Many security bugs can be fixed without performance penalty , but according to reports Intel processors have a hardware bug – whose details have not been disclosed yet (embargo) – that seems to affect all operating systems including Windows, Linux, Mac OS, etc…, and the fix may lead to significant performance hits for some tasks.
We know a bit more thanks to the Kernel Page Table Isolation (KPTI) patch for Linux that enables the fix/workaround with X86_BUG_CPU_INSECURE feature. The fix used to be called KAISER, and there’s an explanation on LWN about “hiding the kernel from user space” about the issue:
On contemporary 64-bit systems, the shared address space does not constrain the amount of virtual memory that can be addressed as it used to, but there is another problem that is related to security. An important technique for hardening the system is kernel address-space layout randomization (KASLR), which randomizes the placement of the kernel in the virtual address space at boot time. By denying an attacker the knowledge of where the kernel lives in memory, KASLR makes many types of attack considerably more difficult. As long as the actual location of the kernel does not leak to user space, attackers will be left groping in the dark.

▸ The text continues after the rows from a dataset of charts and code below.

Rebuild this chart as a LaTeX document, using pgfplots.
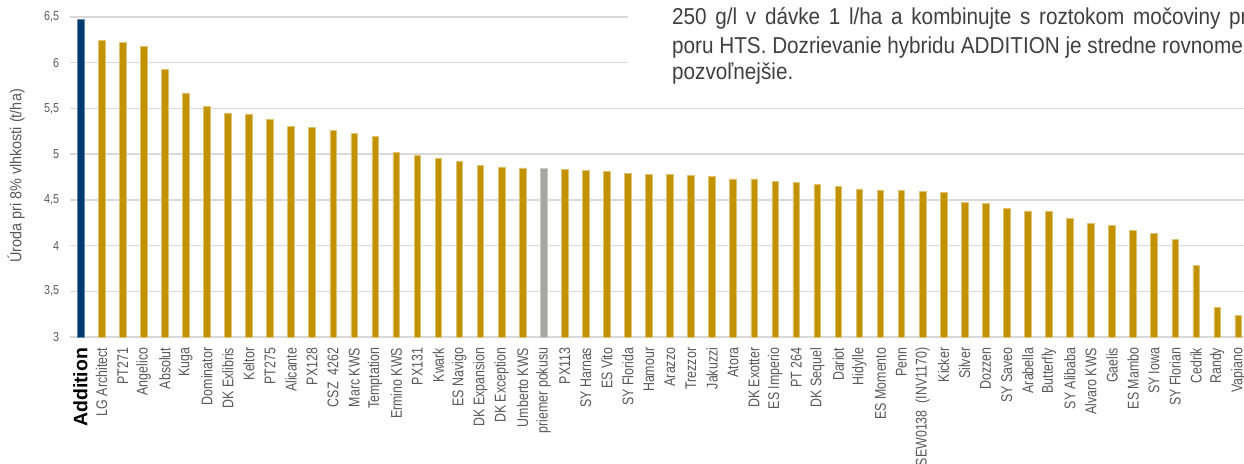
\documentclass[border=0pt]{standalone}
\usepackage{pgfplots}
\pgfplotsset{compat=1.18}
\usepackage{fontspec}
\setmainfont{Liberation Sans}
\newfontfamily\condfont{Liberation Sans}[FakeStretch=0.8]
\newfontfamily\tickfont{Liberation Sans}[FakeStretch=0.83]
\newfontfamily\ylabfont{Liberation Sans}[FakeStretch=0.9]
\newfontfamily\boxfont{Liberation Sans}[FakeStretch=0.9]
\definecolor{gold}{HTML}{C29200}
\definecolor{navy}{HTML}{003A70}
\definecolor{avggray}{HTML}{A6A6A2}
\definecolor{gridgray}{HTML}{D9D9D9}
\definecolor{labgray}{HTML}{595959}
\definecolor{boxtext}{HTML}{404040}
\pgfplotstableread{
x y
1 6.24
2 6.22
3 6.18
4 5.93
5 5.67
6 5.52
7 5.45
8 5.44
9 5.38
10 5.30
11 5.29
12 5.26
13 5.23
14 5.19
15 5.02
16 4.99
17 4.95
18 4.92
19 4.88
20 4.86
21 4.85
23 4.83
24 4.82
25 4.81
26 4.79
27 4.78
28 4.78
29 4.77
30 4.76
31 4.73
32 4.73
33 4.70
34 4.69
35 4.67
36 4.65
37 4.62
38 4.61
39 4.60
40 4.59
41 4.58
42 4.47
43 4.46
44 4.41
45 4.38
46 4.37
47 4.30
48 4.24
49 4.22
50 4.17
51 4.13
52 4.07
53 3.78
54 3.32
55 3.24
}\hybrids
\begin{document}
\begin{tikzpicture}[x=1pt,y=1pt]
\useasboundingbox (0,0) rectangle (1244,463);
\clip (0,0) rectangle (1244,463);
\begin{axis}[
  at={(70pt,126pt)}, anchor=south west,
  scale only axis, width=1178.8pt, height=320pt,
  xmin=-0.5, xmax=55.5, ymin=3, ymax=6.5,
  ybar, bar width=6.6pt,
  axis line style={draw=none},
  tick style={draw=none},
  ymajorgrids, grid style={gridgray, line width=1.3pt},
  ytick={3,3.5,4,4.5,5,5.5,6,6.5},
  /pgf/number format/.cd, use comma, assume math mode=true,
  /pgfplots/.cd,
  yticklabel style={font=\tickfont\fontsize{13}{13}\selectfont, text=labgray, xshift=-7.4pt},
  xtick={0,...,55},
  xticklabels={{\normalfont\bfseries\fontsize{19.5}{20}\selectfont\color{black}Addition},LG Architect,PT271,Angelico,Absolut,Kuga,Dominator,DK Exlibris,Keltor,PT275,Alicante,PX128,CSZ\ \ 4262,Marc KWS,Temptation,Ermino KWS,PX131,Kwark,ES Navigo,DK Expansion,DK Exception,Umberto KWS,priemer pokusu,PX113,SY Harnas,ES Vito,SY Florida,Hamour,Arazzo,Trezzor,Jakuzzi,Atora,DK Exotter,ES Imperio,PT 264,DK Sequel,Dariot,Hidylle,ES Momento,Penn,SEW0138\ \ (INV1170),Kicker,Silver,Dozzen,SY Saveo,Arabella,Butterfly,SY Alibaba,Alvaro KWS,Gaelis,ES Mambo,SY Iowa,SY Florian,Cedrik,Randy,Vapiano},
  xticklabel style={font=\condfont\fontsize{15.5}{15.5}\selectfont, text=labgray, rotate=90, anchor=east},
  xticklabel shift=3pt,
]
\addplot[bar shift=0pt, fill=navy, draw=navy!60!white, line width=0.6pt] coordinates {(0,6.48)};
\addplot[bar shift=0pt, fill=gold, draw=gold!55!white, line width=0.6pt] table[x=x,y=y] {\hybrids};
\addplot[bar shift=0pt, fill=avggray, draw=avggray!60!white, line width=0.6pt] coordinates {(22,4.84)};
\end{axis}
\fill[white] (628,463) rectangle (1244,368);
\begin{scope}[every node/.style={anchor=base west, inner sep=0pt, text=boxtext, font=\boxfont\fontsize{23}{27}\selectfont}]
\node at (672,438.2) {\makebox[580pt][s]{250 g/l v dávke 1 l/ha a kombinujte s roztokom močoviny pri}};
\node at (672,409) {poru HTS. Dozrievanie hybridu ADDITION je stredne rovnomerné};
\node at (672,383) {pozvoľnejšie.};
\end{scope}
\node[rotate=90, text=labgray, font=\ylabfont\fontsize{16}{16}\selectfont] at (16,287) {Úroda pri 8\% vlhkosti (t/ha)};
\end{tikzpicture}
\end{document}
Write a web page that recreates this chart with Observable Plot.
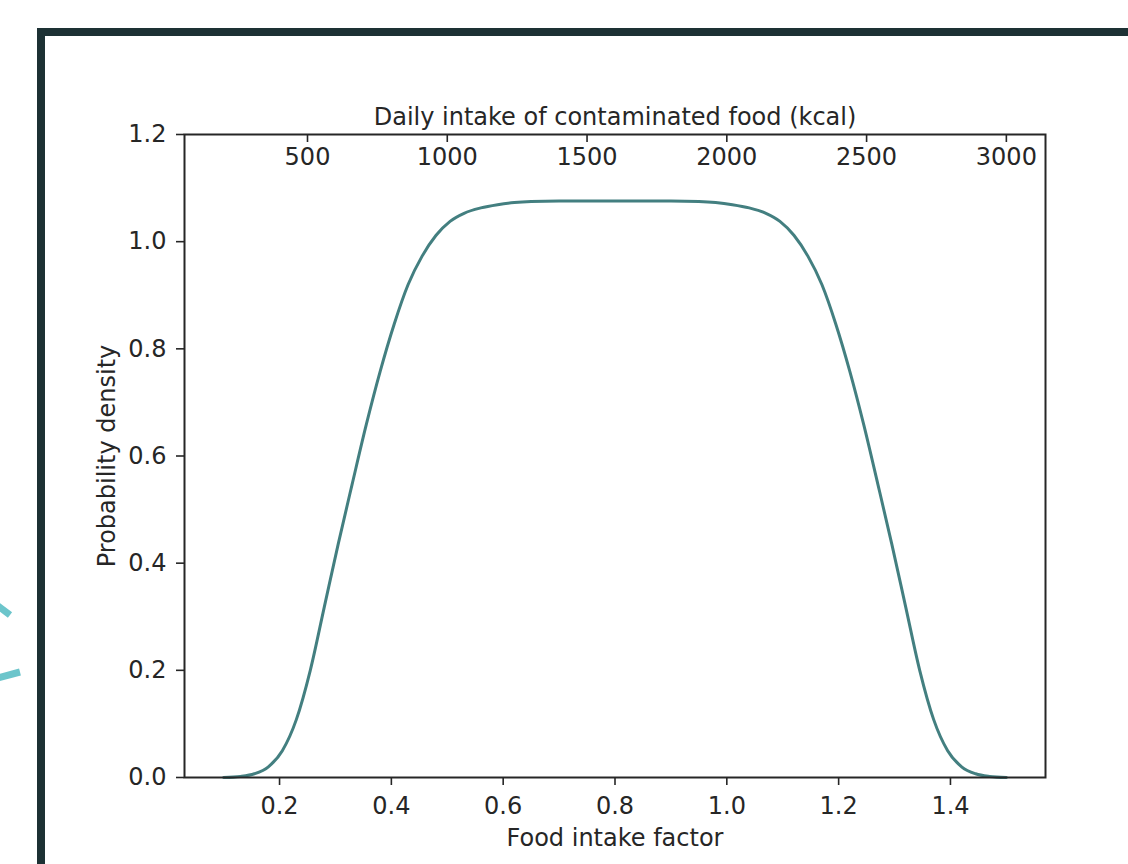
<!DOCTYPE html>
<html>
<head>
<meta charset="utf-8">
<script src="https://cdn.jsdelivr.net/npm/d3@7"></script>
<script src="https://cdn.jsdelivr.net/npm/@observablehq/plot@0.6"></script>
<style>
  html, body { margin: 0; padding: 0; background: #fff; }
  #wrap { position: relative; width: 1128px; height: 864px; overflow: hidden; background: #fff; }
  #chart { position: absolute; left: 0; top: 0; }
  .bar { position: absolute; background: #1d3134; z-index: 2; }
  #deco { position: absolute; left: 0; top: 0; z-index: 2; }
</style>
</head>
<body>
<div id="wrap">
  <div id="chart"></div>
  <div class="bar" style="left:37px; top:28px; width:1091px; height:8px;"></div>
  <div class="bar" style="left:37px; top:28px; width:8px; height:836px;"></div>
  <svg id="deco" width="60" height="864">
    <path d="M-2,606 L10,615" stroke="#6cc5cb" stroke-width="7" fill="none"/>
    <path d="M-2,678 L20,672" stroke="#6cc5cb" stroke-width="7" fill="none"/>
  </svg>
</div>
<script>
// Data
const factor = [0.10, 0.13, 0.155, 0.18, 0.205, 0.23, 0.255, 0.28, 0.305, 0.33, 0.355, 0.38,
  0.405, 0.43, 0.455, 0.48, 0.505, 0.53, 0.56, 0.59, 0.62, 0.65, 0.70, 0.80,
  0.90, 0.95, 0.98, 1.01, 1.04, 1.07, 1.095, 1.12, 1.145, 1.17, 1.195, 1.22,
  1.245, 1.27, 1.295, 1.32, 1.345, 1.37, 1.395, 1.42, 1.445, 1.47, 1.50];
const density = [0.000, 0.002, 0.007, 0.020, 0.050, 0.108, 0.200, 0.318, 0.436, 0.548, 0.658, 0.758,
  0.846, 0.920, 0.973, 1.012, 1.038, 1.053, 1.063, 1.069, 1.073, 1.075, 1.076, 1.076,
  1.076, 1.075, 1.073, 1.069, 1.063, 1.053, 1.038, 1.012, 0.973, 0.920, 0.846, 0.758,
  0.658, 0.548, 0.436, 0.318, 0.200, 0.108, 0.050, 0.020, 0.007, 0.002, 0.000];
const xTicks = [0.2, 0.4, 0.6, 0.8, 1.0, 1.2, 1.4];
const yTicks = [0.0, 0.2, 0.4, 0.6, 0.8, 1.0, 1.2];
const kcalTicks = [500, 1000, 1500, 2000, 2500, 3000];
const kcalPerFactor = 2000;
const xLabel = "Food intake factor";
const yLabel = "Probability density";
const topLabel = "Daily intake of contaminated food (kcal)";

const points = factor.map((f, i) => ({f, d: density[i]}));
const ink = "#262626";

const chart = Plot.plot({
  width: 1128,
  height: 864,
  marginLeft: 184,
  marginRight: 83,
  marginTop: 134,
  marginBottom: 87,
  style: {fontFamily: "DejaVu Sans, sans-serif", fontSize: "24px", color: ink, background: "transparent"},
  x: {domain: [0.03, 1.57], axis: null},
  y: {domain: [0, 1.2], axis: null},
  marks: [
    Plot.line(points, {x: "f", y: "d", stroke: "#437f80", strokeWidth: 3, curve: "monotone-x"}),
    Plot.frame({stroke: ink, strokeWidth: 2}),
    Plot.axisX({anchor: "bottom", ticks: xTicks, tickSize: 8, tickPadding: 11, tickFormat: d3.format(".1f"), label: null, stroke: ink, fill: ink, strokeWidth: 1.6}),
    Plot.axisY({anchor: "left", ticks: yTicks, tickSize: 8, tickPadding: 10, tickFormat: d3.format(".1f"), label: null, stroke: ink, fill: ink, strokeWidth: 1.6}),
    Plot.tickX(kcalTicks, {x: d => d / kcalPerFactor, insetBottom: 864 - 134 - 87 - 8, stroke: ink, strokeWidth: 1.6}),
    Plot.text(kcalTicks, {x: d => d / kcalPerFactor, text: d => String(d), frameAnchor: "top", lineAnchor: "middle", dy: 23, fill: ink}),
    Plot.text([topLabel], {frameAnchor: "top", lineAnchor: "middle", dy: -17, fill: ink}),
    Plot.text([xLabel], {frameAnchor: "bottom", lineAnchor: "middle", dy: 61, fill: ink}),
    Plot.text([yLabel], {frameAnchor: "left", lineAnchor: "middle", dx: -77, rotate: -90, textAnchor: "middle", fill: ink})
  ]
});
document.getElementById("chart").appendChild(chart);
</script>
</body>
</html>
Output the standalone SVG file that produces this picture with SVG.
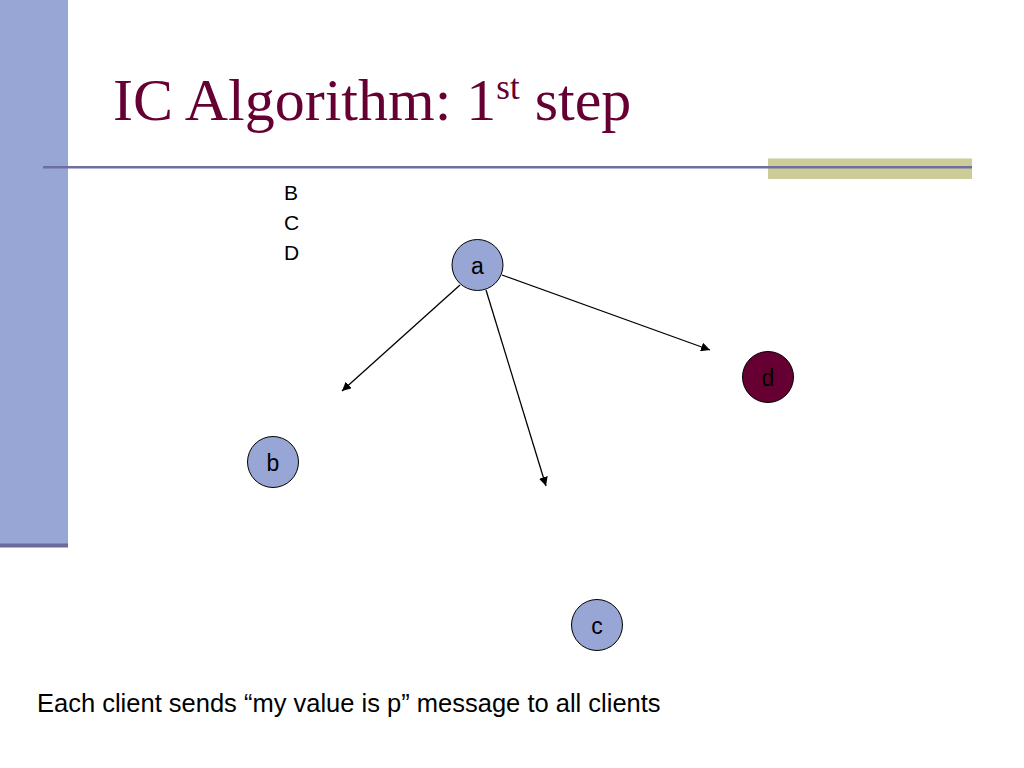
<svg xmlns="http://www.w3.org/2000/svg" width="1024" height="768" viewBox="0 0 1024 768">
<defs>
<marker id="arr" viewBox="0 0 10 10" refX="10" refY="5" markerWidth="9" markerHeight="9" markerUnits="userSpaceOnUse" orient="auto">
<path d="M0,0 L10,5 L0,10 z" fill="#000"/>
</marker>
</defs>
<style>
.node{fill:#97A6D4;stroke:#000;stroke-width:1}
.lbl{font-family:"Liberation Sans",Arial,sans-serif;font-size:23px;fill:#000;text-anchor:middle}
.conn{stroke:#000;stroke-width:1.3;fill:none;marker-end:url(#arr)}
.txt{font-family:"Liberation Sans",Arial,sans-serif;fill:#000}
</style>
<rect width="1024" height="768" fill="#fff"/>
<rect x="0" y="0" width="68" height="545" fill="#97A6D4"/>
<rect x="0" y="543.5" width="68" height="4" fill="#6B6B99"/>
<rect x="768" y="158.5" width="204" height="20.5" fill="#CCCC99"/>
<rect x="43" y="166" width="929" height="2.5" fill="#6F6F9F"/>
<text x="113" y="120" font-family="'Liberation Serif','Times New Roman',serif" font-size="60" fill="#660033">IC Algorithm: 1<tspan font-size="35" dy="-21">st</tspan><tspan dy="21"> step</tspan></text>
<g id="list" class="txt" font-size="21">
<text x="284" y="200">B</text>
<text x="284" y="230">C</text>
<text x="284" y="260">D</text>
</g>
<g id="connectors">
<line class="conn" x1="460" y1="285" x2="342" y2="391"/>
<line class="conn" x1="486" y1="290" x2="546" y2="486"/>
<line class="conn" x1="502" y1="275" x2="710" y2="350"/>
</g>
<g id="node-a"><circle class="node" cx="477.5" cy="265" r="25.5"/><text class="lbl" x="477.5" y="274">a</text></g>
<g id="node-b"><circle class="node" cx="273" cy="462" r="25.5"/><text class="lbl" x="273" y="471">b</text></g>
<g id="node-c"><circle class="node" cx="597" cy="625" r="25.5"/><text class="lbl" x="597" y="634">c</text></g>
<g id="node-d"><circle cx="768" cy="377" r="25.5" fill="#660033" stroke="#000" stroke-width="1"/><text class="lbl" x="768" y="386" fill="#1a0010">d</text></g>
<text class="txt" x="37" y="712" font-size="25.5">Each client sends “my value is p” message to all clients</text>
</svg>
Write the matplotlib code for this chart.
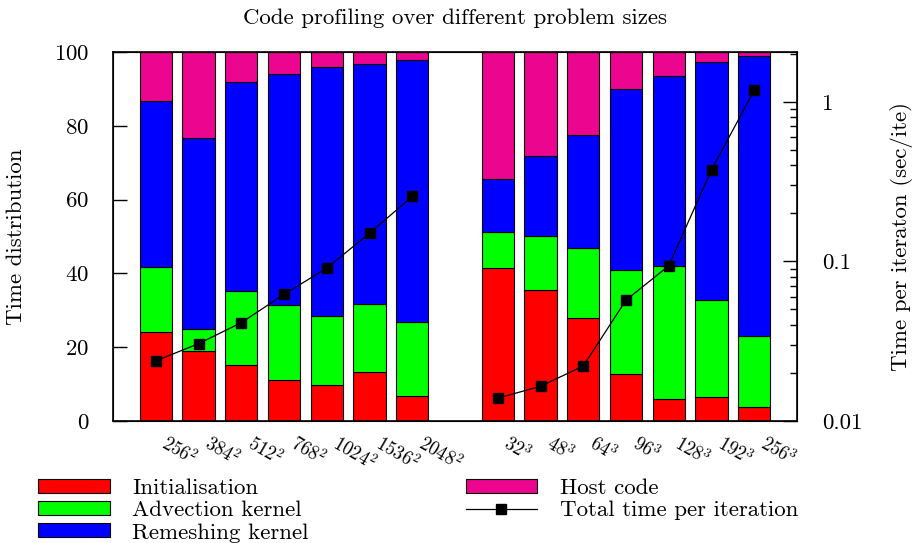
import matplotlib
matplotlib.use('Agg')
import numpy as np
import matplotlib.pyplot as plt
from matplotlib.transforms import ScaledTranslation

plt.rcParams['font.family'] = ['cmr10', 'DejaVu Serif']
plt.rcParams['mathtext.fontset'] = 'cm'
plt.rcParams['axes.formatter.use_mathtext'] = True

# problem sizes, 2D group then 3D group (one empty slot between them)
sizes = [r'$256^2$', r'$384^2$', r'$512^2$', r'$768^2$', r'$1024^2$', r'$1536^2$', r'$2048^2$',
         r'$32^3$', r'$48^3$', r'$64^3$', r'$96^3$', r'$128^3$', r'$192^3$', r'$256^3$']
pos = [0, 1, 2, 3, 4, 5, 6, 8, 9, 10, 11, 12, 13, 14]

# percentages of time
init = [24.0, 19.0, 15.1, 11.1, 9.7, 13.3, 6.7,
        41.4, 35.5, 27.9, 12.7, 6.0, 6.5, 3.7]
advec = [17.6, 6.0, 20.0, 20.3, 18.8, 18.4, 20.0,
         9.7, 14.6, 18.9, 28.2, 35.9, 26.2, 19.4]
remesh = [45.2, 51.6, 56.7, 62.6, 67.3, 65.0, 71.0,
          14.6, 21.6, 30.6, 49.1, 51.6, 64.5, 75.8]
host = [100 - a - b - c for a, b, c in zip(init, advec, remesh)]

# total time per iteration (sec/ite)
total_2d = [0.0238, 0.0305, 0.0413, 0.0621, 0.0908, 0.150, 0.255]
total_3d = [0.0139, 0.0165, 0.0221, 0.0572, 0.0938, 0.375, 1.18]

fs = 16.5
fig = plt.figure(figsize=(9.19, 5.43), dpi=100)
ax = fig.add_axes([113/919, 1-421/543, (797-113)/919, (421-52)/543])

w = 0.75
b1 = np.array(init)
b2 = b1 + np.array(advec)
b3 = b2 + np.array(remesh)
h1 = ax.bar(pos, init, w, color='#ff0000', edgecolor='black', linewidth=0.8, label='Initialisation')
h2 = ax.bar(pos, advec, w, bottom=b1, color='#00ff00', edgecolor='black', linewidth=0.8, label='Advection kernel')
h3 = ax.bar(pos, remesh, w, bottom=b2, color='#0000ff', edgecolor='black', linewidth=0.8, label='Remeshing kernel')
h4 = ax.bar(pos, host, w, bottom=b3, color='#ec058e', edgecolor='black', linewidth=0.8, label='Host code')

ax.set_xlim(-1, 15)
ax.set_ylim(0, 100)
ax.set_yticks([0, 20, 40, 60, 80, 100])
ax.tick_params(axis='y', direction='in', length=10, width=1, labelsize=fs, pad=17)
ax.set_xticks(pos)
ax.set_xticklabels(sizes, rotation=-30, ha='left', rotation_mode='anchor', fontsize=13.5)
ax.tick_params(axis='x', length=0, pad=8)
off = ScaledTranslation(13/100, 0, fig.dpi_scale_trans)
for lab in ax.get_xticklabels():
    lab.set_transform(lab.get_transform() + off)
ax.set_ylabel('Time distribution', fontsize=fs, labelpad=20)
ax.set_title('Code profiling over different problem sizes', fontsize=fs, pad=20)
for s in ax.spines.values():
    s.set_linewidth(1.2)

ax2 = ax.twinx()
ax2.set_yscale('log')
ax2.set_ylim(0.01, 2.05)
tline = np.array(total_2d + [np.nan] + total_3d)
xline = np.arange(15)
h5, = ax2.plot(xline, tline, color='black', linewidth=0.9, marker='s', markersize=6.5,
               label='Total time per iteration')
ax2.set_yticks([0.01, 0.1, 1])
ax2.set_yticklabels(['0.01', '0.1', '1'])
ax2.tick_params(axis='y', which='major', direction='in', length=10, width=1, labelsize=fs, pad=18)
ax2.tick_params(axis='y', which='minor', direction='in', length=5, width=1)
ax2.set_ylabel('Time per iteraton (sec/ite)', fontsize=fs, labelpad=20)

fig.legend(handles=[h1, h2, h3, h4, h5], loc='upper left', bbox_to_anchor=(27/919, 1-467/543),
           ncol=2, frameon=False, fontsize=fs, borderpad=0, handlelength=3.1, handleheight=0.57,
           handletextpad=1.0, labelspacing=0.12, columnspacing=6.85)

plt.savefig('out.png', dpi=100)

The problem is that this information leaks in many ways….
More recently, a concerted effort has been made to close off the direct leaks from the kernel, but none of that will be of much benefit if the hardware itself reveals the kernel’s location. And that would appear to be exactly what is happening.
This paper from Daniel Gruss et al. [PDF] cites a number of hardware-based attacks on KASLR. They use techniques like exploiting timing differences in fault handling, observing the behavior of prefetch instructions, or forcing faults using the Intel TSX (transactional memory) instructions. There are rumors circulating that other such channels exist but have not yet been disclosed…
and the fix:
Fixing information leaks in the hardware is difficult and, in any case, deployed systems are likely to remain vulnerable. But there is a viable defense against these information leaks: making the kernel’s page tables entirely inaccessible to user space. In other words, it would seem that the practice of mapping the kernel into user space needs to end in the interest of hardening the system.
The paper linked above provided an implementation of separated address spaces for the x86-64 kernel; the authors called it “KAISER”, which evidently stands for “kernel address isolation to have side-channels efficiently removed”. This implementation was not suitable for inclusion into the mainline, but it was picked up and heavily modified by Dave Hansen.
So in short, Intel processors leak the kernel’s location, so now efforts have to be made to close this hole at the OS level since the current hardware or microcode can be updated to fix this issue. In theory, having a fix in the operating system should be good enough, but there’s a caveat: performance hit!
Most workloads that we have run show single-digit regressions. 5% is a good round number for what is typical. The worst we have seen is a roughly 30% regression on a loopback networking test that did a ton of syscalls and context switches.
and from The Register article linked above:
PostgreSQL SELECT 1 with the KPTI workaround for Intel CPU vulnerability https://t.co/N9gSvML2Fo
Best case: 17% slowdown
Worst case: 23%
— The Register (@TheRegister) January 2, 2018
So PostgreSQL SELECT command is about ~20% slower with KPTI workaround, and I/Os in general seem to be impacted negatively according to Phoronix benchmarks especially with fast storage, but not gaming performance, Linux kernel compilation, H.264 encoding, etc…
However, if you own an AMD system you can do a victory dance since the processors are not affected, so the “fix” is disabled:
AMD processors are not subject to the types of attacks that the kernel page table isolation feature protects against. The AMD microarchitecture does not allow memory references, including speculative references, that access higher privileged data when running in a lesser privileged mode when that access would result in a page fault.
Disable page table isolation by default on AMD processors by not setting the X86_BUG_CPU_INSECURE feature, which controls whether X86_FEATURE_PTI is set.
The Intel bug will be fully revealed later this month after all main OS have been patched, and I’d assume Intel will fix the hardware in its processors too, so we’ll live in interesting times when people may/will want to check the CPU revision / stepping number before purchasing an Intel system.